▶ **WORK INSTRUCTIONS**:
Begin with the first line of the material and write out each line exactly, ending with the line that contains "tick_values = [0, 10, 20, 30, 40, 50, 60, 70, 80]". Pictures are not part of the copy.

▶ **INFORMATION SHOWN**:
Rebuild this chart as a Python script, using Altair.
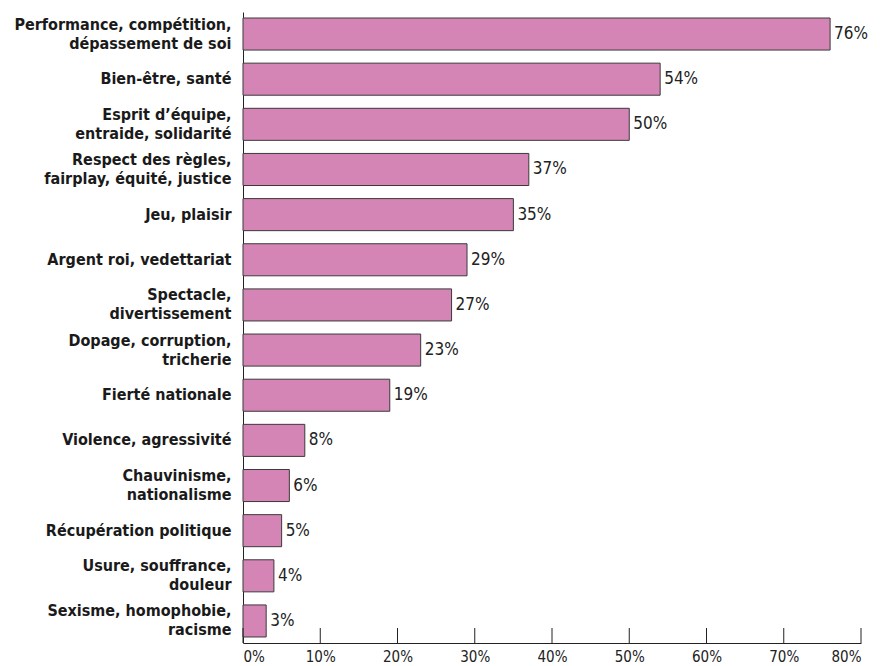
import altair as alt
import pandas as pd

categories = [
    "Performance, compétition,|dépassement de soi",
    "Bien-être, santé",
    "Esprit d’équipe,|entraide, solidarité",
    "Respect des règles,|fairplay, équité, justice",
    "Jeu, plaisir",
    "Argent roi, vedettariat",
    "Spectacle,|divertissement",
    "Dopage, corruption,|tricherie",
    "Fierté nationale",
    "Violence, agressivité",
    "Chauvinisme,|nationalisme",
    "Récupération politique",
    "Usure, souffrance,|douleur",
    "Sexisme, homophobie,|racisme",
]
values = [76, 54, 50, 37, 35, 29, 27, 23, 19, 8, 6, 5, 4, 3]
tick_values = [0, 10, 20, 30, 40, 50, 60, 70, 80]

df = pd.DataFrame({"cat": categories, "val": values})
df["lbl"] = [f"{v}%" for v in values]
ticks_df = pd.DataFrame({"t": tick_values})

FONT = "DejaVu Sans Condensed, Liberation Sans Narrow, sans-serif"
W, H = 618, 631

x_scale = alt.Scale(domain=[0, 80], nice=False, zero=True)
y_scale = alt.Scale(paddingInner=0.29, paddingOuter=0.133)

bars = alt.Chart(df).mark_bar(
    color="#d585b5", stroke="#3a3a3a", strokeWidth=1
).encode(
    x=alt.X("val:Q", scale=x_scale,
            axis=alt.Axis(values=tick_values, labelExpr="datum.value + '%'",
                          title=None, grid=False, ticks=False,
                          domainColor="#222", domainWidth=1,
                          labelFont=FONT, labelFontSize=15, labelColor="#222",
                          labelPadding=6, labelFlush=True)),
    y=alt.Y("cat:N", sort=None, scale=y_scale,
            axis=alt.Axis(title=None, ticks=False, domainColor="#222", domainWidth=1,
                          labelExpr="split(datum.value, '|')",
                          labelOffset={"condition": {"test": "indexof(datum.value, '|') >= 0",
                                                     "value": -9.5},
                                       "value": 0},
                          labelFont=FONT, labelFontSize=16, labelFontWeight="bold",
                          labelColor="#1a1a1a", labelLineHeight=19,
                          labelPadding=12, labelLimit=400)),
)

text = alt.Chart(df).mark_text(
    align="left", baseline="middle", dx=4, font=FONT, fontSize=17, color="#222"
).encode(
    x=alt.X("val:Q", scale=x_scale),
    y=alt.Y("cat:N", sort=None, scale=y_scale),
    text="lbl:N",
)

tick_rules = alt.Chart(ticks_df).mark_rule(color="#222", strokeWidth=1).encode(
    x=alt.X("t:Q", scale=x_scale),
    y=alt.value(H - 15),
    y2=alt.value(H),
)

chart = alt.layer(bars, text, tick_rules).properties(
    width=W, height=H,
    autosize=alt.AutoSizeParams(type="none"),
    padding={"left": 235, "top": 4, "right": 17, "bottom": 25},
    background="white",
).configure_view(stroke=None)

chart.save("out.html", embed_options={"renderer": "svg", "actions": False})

▶ **SOLVED EXERCISE**:
Rebuild this chart as a Python script, using Altair.
import altair as alt
import pandas as pd

categories = [
    "Performance, compétition,|dépassement de soi",
    "Bien-être, santé",
    "Esprit d’équipe,|entraide, solidarité",
    "Respect des règles,|fairplay, équité, justice",
    "Jeu, plaisir",
    "Argent roi, vedettariat",
    "Spectacle,|divertissement",
    "Dopage, corruption,|tricherie",
    "Fierté nationale",
    "Violence, agressivité",
    "Chauvinisme,|nationalisme",
    "Récupération politique",
    "Usure, souffrance,|douleur",
    "Sexisme, homophobie,|racisme",
]
values = [76, 54, 50, 37, 35, 29, 27, 23, 19, 8, 6, 5, 4, 3]
tick_values = [0, 10, 20, 30, 40, 50, 60, 70, 80]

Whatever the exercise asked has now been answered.